I also value the idea that people should be able to use a snippet of a movie or some gameplay when critiquing or reviewing it. I believe this type of work is transformative, but some copyright holders hate it. I don’t think the copyright holder should always get the final say in how their works are used. Everything is a remix, as they say.

However you feel about all of this, it would be nice to at least have some of the options available on the public web. Something like a robots.txt for Bluesky would be welcome, and the Bluesky team say they’re looking at ways to do this. But, like robots.txt, I think this will end up being more of a suggestion than a roadblock. The whole Bluesky system is engineered to be open.

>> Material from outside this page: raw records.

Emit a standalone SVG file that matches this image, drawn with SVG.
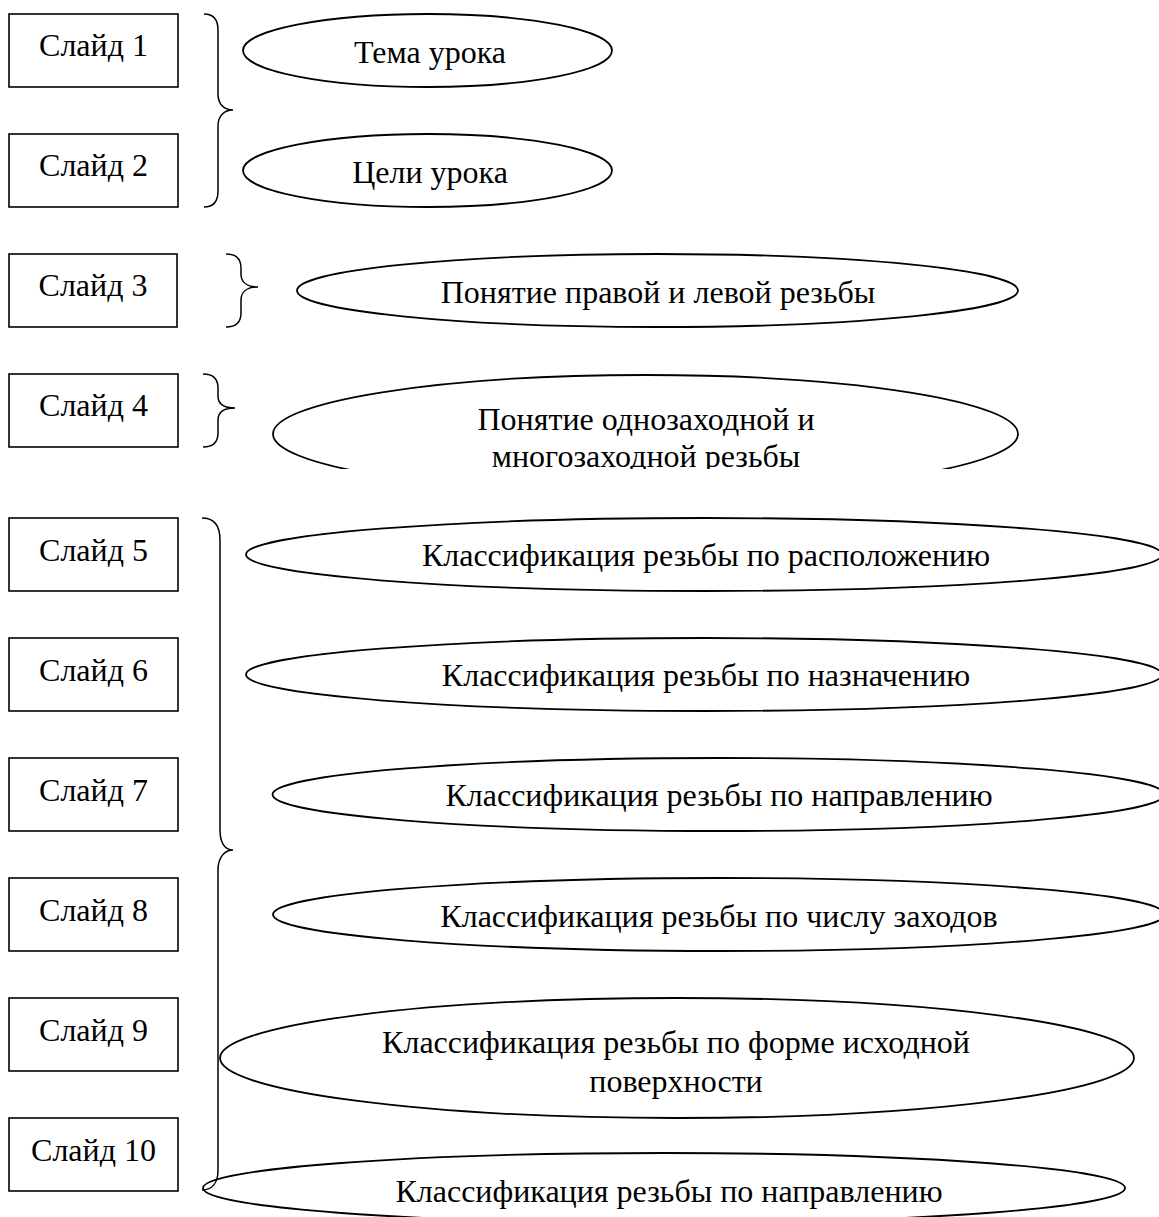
<svg xmlns="http://www.w3.org/2000/svg" width="1159" height="1217" viewBox="0 0 1159 1217">
<style>
.box{fill:#fff;stroke:#000;stroke-width:1.6}
.ell{fill:#fff;stroke:#000;stroke-width:1.8}
.br{fill:none;stroke:#000;stroke-width:1.5}
text{font-family:"Liberation Serif","Times New Roman",serif;font-size:32px;fill:#000;text-anchor:middle}
</style>
<defs>
<clipPath id="cut4"><rect x="0" y="0" width="1159" height="469"/></clipPath>
</defs>
<rect width="1159" height="1217" fill="#fff"/>
<g id="slide1"><rect class="box" x="9" y="14" width="169" height="73"/><text x="93.5" y="56">Слайд 1</text></g>
<g id="slide2"><rect class="box" x="9" y="134" width="169" height="73"/><text x="93.5" y="176">Слайд 2</text></g>
<g id="slide3"><rect class="box" x="9" y="254" width="168" height="73"/><text x="93" y="296">Слайд 3</text></g>
<g id="slide4"><rect class="box" x="9" y="374" width="169" height="73"/><text x="93.5" y="416">Слайд 4</text></g>
<g id="slide5"><rect class="box" x="9" y="518" width="169" height="73"/><text x="93.5" y="561">Слайд 5</text></g>
<g id="slide6"><rect class="box" x="9" y="638" width="169" height="73"/><text x="93.5" y="681">Слайд 6</text></g>
<g id="slide7"><rect class="box" x="9" y="758" width="169" height="73"/><text x="93.5" y="801">Слайд 7</text></g>
<g id="slide8"><rect class="box" x="9" y="878" width="169" height="73"/><text x="93.5" y="921">Слайд 8</text></g>
<g id="slide9"><rect class="box" x="9" y="998" width="169" height="73"/><text x="93.5" y="1041">Слайд 9</text></g>
<g id="slide10"><rect class="box" x="9" y="1118" width="169" height="73"/><text x="93.5" y="1161">Слайд 10</text></g>

<g id="topic1"><ellipse class="ell" cx="427.5" cy="50.5" rx="184.5" ry="36.5"/><text x="430" y="63">Тема урока</text></g>
<g id="topic2"><ellipse class="ell" cx="427.5" cy="170.5" rx="184.5" ry="36.5"/><text x="430" y="183">Цели урока</text></g>
<g id="topic3"><ellipse class="ell" cx="657.5" cy="290.5" rx="360.5" ry="36.5"/><text x="658" y="303">Понятие правой и левой резьбы</text></g>
<g id="topic4" clip-path="url(#cut4)"><ellipse class="ell" cx="645.5" cy="434" rx="372.5" ry="59"/><text x="646" y="430">Понятие однозаходной и</text><text x="646" y="467">многозаходной резьбы</text></g>
<g id="topic5"><ellipse class="ell" cx="704" cy="554.5" rx="458" ry="36.5"/><text x="706" y="566">Классификация резьбы по расположению</text></g>
<g id="topic6"><ellipse class="ell" cx="704" cy="674.5" rx="458" ry="36.5"/><text x="706" y="686">Классификация резьбы по назначению</text></g>
<g id="topic7"><ellipse class="ell" cx="718.5" cy="794.5" rx="446" ry="36.5"/><text x="719" y="806">Классификация резьбы по направлению</text></g>
<g id="topic8"><ellipse class="ell" cx="719" cy="914.5" rx="446" ry="36.5"/><text x="719" y="927">Классификация резьбы по числу заходов</text></g>
<g id="topic9"><ellipse class="ell" cx="677" cy="1058" rx="457" ry="60"/><text x="676" y="1053">Классификация резьбы по форме исходной</text><text x="676" y="1092">поверхности</text></g>
<g id="topic10"><ellipse class="ell" cx="664" cy="1188" rx="461" ry="35"/><text x="669" y="1202">Классификация резьбы по направлению</text></g>

<g id="connectors">
<path class="br" d="M204,14 C214,14 218,20 218,30 L218,94 C218,104 224,110 233,110 C224,110 218,116 218,126 L218,191 C218,201 214,207 204,207"/>
<path class="br" d="M226,254 C236,254 241,259 241,268 L241,274 C241,282 247,287 258,287 C247,287 241,292 241,300 L241,313 C241,322 236,327 226,327"/>
<path class="br" d="M203,374 C213,374 218,379 218,388 L218,396 C218,404 224,408 235,408 C224,408 218,412 218,420 L218,433 C218,442 213,447 203,447"/>
<path class="br" d="M202,518 C214,518 220,526 220,540 L220,830 C220,843 225,850 233,850 C225,850 218,857 218,870 L218,1170 C218,1183 212,1190 202,1190"/>
</g>
</svg>
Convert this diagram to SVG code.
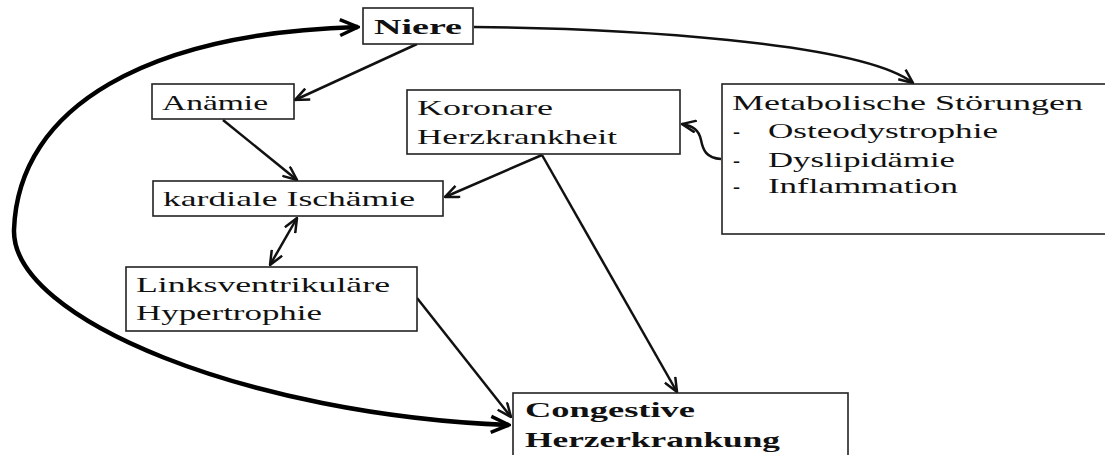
<svg xmlns="http://www.w3.org/2000/svg" width="1105" height="455" viewBox="0 0 1105 455">
<style>
.box{fill:#fff;stroke:#222;stroke-width:1.6}
text{font-family:'Liberation Serif','DejaVu Serif','Times New Roman',serif;fill:#111}
.t{font-size:21px}
.b{font-size:22px;font-weight:bold}
.c{fill:none;stroke:#111;stroke-width:2.5}
.big{fill:none;stroke:#000;stroke-width:4.5}
</style>
<defs>
<marker id="ah" viewBox="0 0 16 14" refX="15" refY="7" markerWidth="16" markerHeight="14" markerUnits="userSpaceOnUse" orient="auto-start-reverse">
<path d="M1,1 L15,7 L1,13" fill="none" stroke="#111" stroke-width="2.5"/>
</marker>
<marker id="bh" viewBox="0 0 22 20" refX="20" refY="10" markerWidth="22" markerHeight="20" markerUnits="userSpaceOnUse" orient="auto-start-reverse">
<path d="M2,2 L20,10 L2,18" fill="none" stroke="#000" stroke-width="3.5"/>
</marker>
</defs>
<g id="connectors">
<path class="big" d="M358,27 C150,33 18,105 14,230 C12,320 250,415 509,425" marker-start="url(#bh)" marker-end="url(#bh)"/>
<path class="c" d="M474,27 C620,28 860,42 913,83" marker-end="url(#ah)"/>
<line class="c" x1="417" y1="44" x2="295" y2="100" marker-end="url(#ah)"/>
<line class="c" x1="223" y1="120" x2="297" y2="180" marker-end="url(#ah)"/>
<line class="c" x1="542" y1="155" x2="445" y2="197" marker-end="url(#ah)"/>
<line class="c" x1="542" y1="155" x2="677" y2="392" marker-end="url(#ah)"/>
<line class="c" x1="297" y1="218" x2="270" y2="265" marker-start="url(#ah)" marker-end="url(#ah)"/>
<line class="c" x1="417" y1="298" x2="511" y2="417" marker-end="url(#ah)"/>
<path class="c" d="M721,159 C706,158 703,150 701,140 C699,130 693,126 682,124" marker-end="url(#ah)"/>
</g>
<g id="niere">
<rect class="box" x="363" y="8" width="110" height="36"/>
<text class="b" x="374" y="34" font-family="Liberation Serif, DejaVu Serif, serif" textLength="88" lengthAdjust="spacingAndGlyphs">Niere</text>
</g>
<g id="anaemie">
<rect class="box" x="152" y="84" width="142" height="35"/>
<text class="t" x="162" y="110" font-family="Liberation Serif, DejaVu Serif, serif" textLength="106" lengthAdjust="spacingAndGlyphs">Anämie</text>
</g>
<g id="koronare">
<rect class="box" x="407" y="90" width="273" height="64"/>
<text class="t" x="417" y="115" font-family="Liberation Serif, DejaVu Serif, serif" textLength="136" lengthAdjust="spacingAndGlyphs">Koronare</text>
<text class="t" x="417" y="144" font-family="Liberation Serif, DejaVu Serif, serif" textLength="200" lengthAdjust="spacingAndGlyphs">Herzkrankheit</text>
</g>
<g id="metabolisch">
<rect class="box" x="722" y="84" width="400" height="150"/>
<text class="t" x="732" y="110" font-family="Liberation Serif, DejaVu Serif, serif" textLength="351" lengthAdjust="spacingAndGlyphs">Metabolische  Störungen</text>
<text class="t" x="733" y="138" font-family="Liberation Serif, DejaVu Serif, serif">-</text>
<text class="t" x="768" y="138" font-family="Liberation Serif, DejaVu Serif, serif" textLength="230" lengthAdjust="spacingAndGlyphs">Osteodystrophie</text>
<text class="t" x="733" y="167" font-family="Liberation Serif, DejaVu Serif, serif">-</text>
<text class="t" x="768" y="167" font-family="Liberation Serif, DejaVu Serif, serif" textLength="187" lengthAdjust="spacingAndGlyphs">Dyslipidämie</text>
<text class="t" x="733" y="193" font-family="Liberation Serif, DejaVu Serif, serif">-</text>
<text class="t" x="768" y="193" font-family="Liberation Serif, DejaVu Serif, serif" textLength="190" lengthAdjust="spacingAndGlyphs">Inflammation</text>
</g>
<g id="kardiale">
<rect class="box" x="153" y="181" width="290" height="35"/>
<text class="t" x="163" y="206" font-family="Liberation Serif, DejaVu Serif, serif" textLength="252" lengthAdjust="spacingAndGlyphs">kardiale  Ischämie</text>
</g>
<g id="linksventrikulaer">
<rect class="box" x="126" y="267" width="291" height="64"/>
<text class="t" x="136" y="292" font-family="Liberation Serif, DejaVu Serif, serif" textLength="254" lengthAdjust="spacingAndGlyphs">Linksventrikuläre</text>
<text class="t" x="136" y="320" font-family="Liberation Serif, DejaVu Serif, serif" textLength="186" lengthAdjust="spacingAndGlyphs">Hypertrophie</text>
</g>
<g id="congestive">
<rect class="box" x="513" y="393" width="335" height="80"/>
<text class="b" x="525" y="417" font-family="Liberation Serif, DejaVu Serif, serif" textLength="170" lengthAdjust="spacingAndGlyphs">Congestive</text>
<text class="b" x="525" y="447" font-family="Liberation Serif, DejaVu Serif, serif" textLength="255" lengthAdjust="spacingAndGlyphs">Herzerkrankung</text>
</g>
</svg>
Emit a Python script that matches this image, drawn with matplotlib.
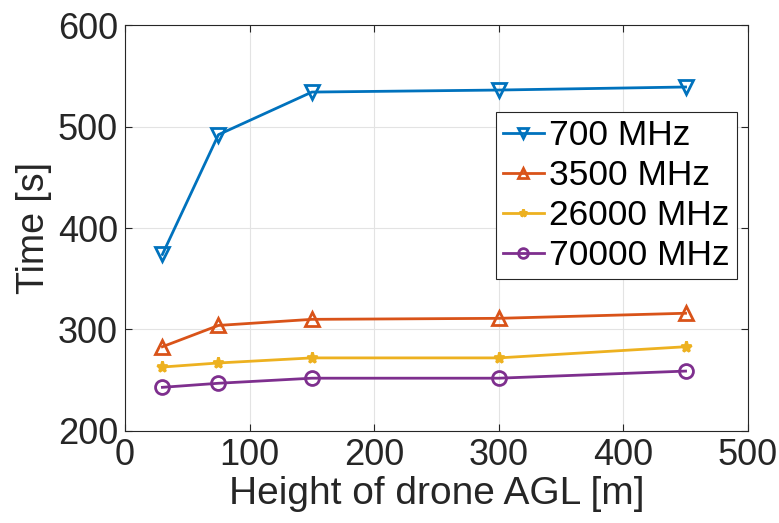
import matplotlib as mpl

mpl.use("Agg")
import matplotlib.pyplot as plt

plt.rcParams["font.family"] = ["Liberation Sans", "DejaVu Sans"]

heights = [30, 75, 150, 300, 450]
t_700 = [374, 492, 534, 536, 539]
t_3500 = [283, 304, 310, 311, 316]
t_26000 = [263, 267, 272, 272, 283]
t_70000 = [243, 247, 252, 252, 259]

series = [
    ("700 MHz", t_700, "#0072BD", "v"),
    ("3500 MHz", t_3500, "#D95319", "^"),
    ("26000 MHz", t_26000, "#EDB120", "*"),
    ("70000 MHz", t_70000, "#7E2F8E", "o"),
]

fig = plt.figure(figsize=(7.79, 5.23), dpi=100, facecolor="white")
ax = fig.add_axes([0.1605, 0.176, 0.7995, 0.776])

for label, vals, color, marker in series:
    filled = marker == "*"
    ax.plot(heights, vals, color=color, lw=2, marker=marker,
            ms=8 if filled else 10, mew=2,
            mfc=color if filled else "none", label=label)

ax.set_xlim(0, 500)
ax.set_ylim(200, 600)
ax.set_xticks(range(0, 501, 100))
ax.set_yticks(range(200, 601, 100))
ax.grid(True, color="#e3e3e3", lw=0.8)
ax.tick_params(direction="in", labelsize=26, colors="#262626", length=5,
               top=True, right=True, pad=5)
for sp in ax.spines.values():
    sp.set_color("#262626")
    sp.set_linewidth(0.8)

ax.set_xlabel("Height of drone AGL [m]", fontsize=28, color="#262626", labelpad=2)
ax.set_ylabel("Time [s]", fontsize=27, color="#262626", labelpad=4)

leg = ax.legend(loc="upper right", bbox_to_anchor=(0.982, 0.786), fontsize=25.5,
                fancybox=False, framealpha=1, edgecolor="#262626",
                handlelength=1.15, handletextpad=0.15, borderpad=0.2,
                labelspacing=0.2, borderaxespad=0, markerscale=0.7)
leg.get_frame().set_linewidth(0.8)

fig.savefig("out.png", dpi=100, facecolor="white")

I’ve done work for companies that have paywalled content. You want regular visitors to pay for that content, but you also want Google to be able to index it. In many cases, leaving the door open for Google also leave it open to services like Archive.is or 12ft.io. They pretend to be Google, slurp up the content, and serve it paywall-free. There are ways to prevent this, but it’s a game of cat and mouse. If the Bluesky team come up with a solution, I suspect it will have similar issues.

So, what to make of all this? Mostly, I think it’s good for more people to understand that Bluesky is extremely open. If you’re posting content there, do so with the knowledge that anyone can access it in bulk. This could potentially lead to very cool things, but it’s equally possible people might do things with it that you might not like. It sure would be nice if people only consumed your works in the way you preferred. On the other hand, I think fair use is important and it’s possible it doesn’t align with all of your preferences. Like everything, it’s a bunch of trade-offs.

It’s also possible that, like the idea of the semantic web, the openness of Bluesky’s protocol might be too idealistic. I guess we’ll all find out together how this shakes out.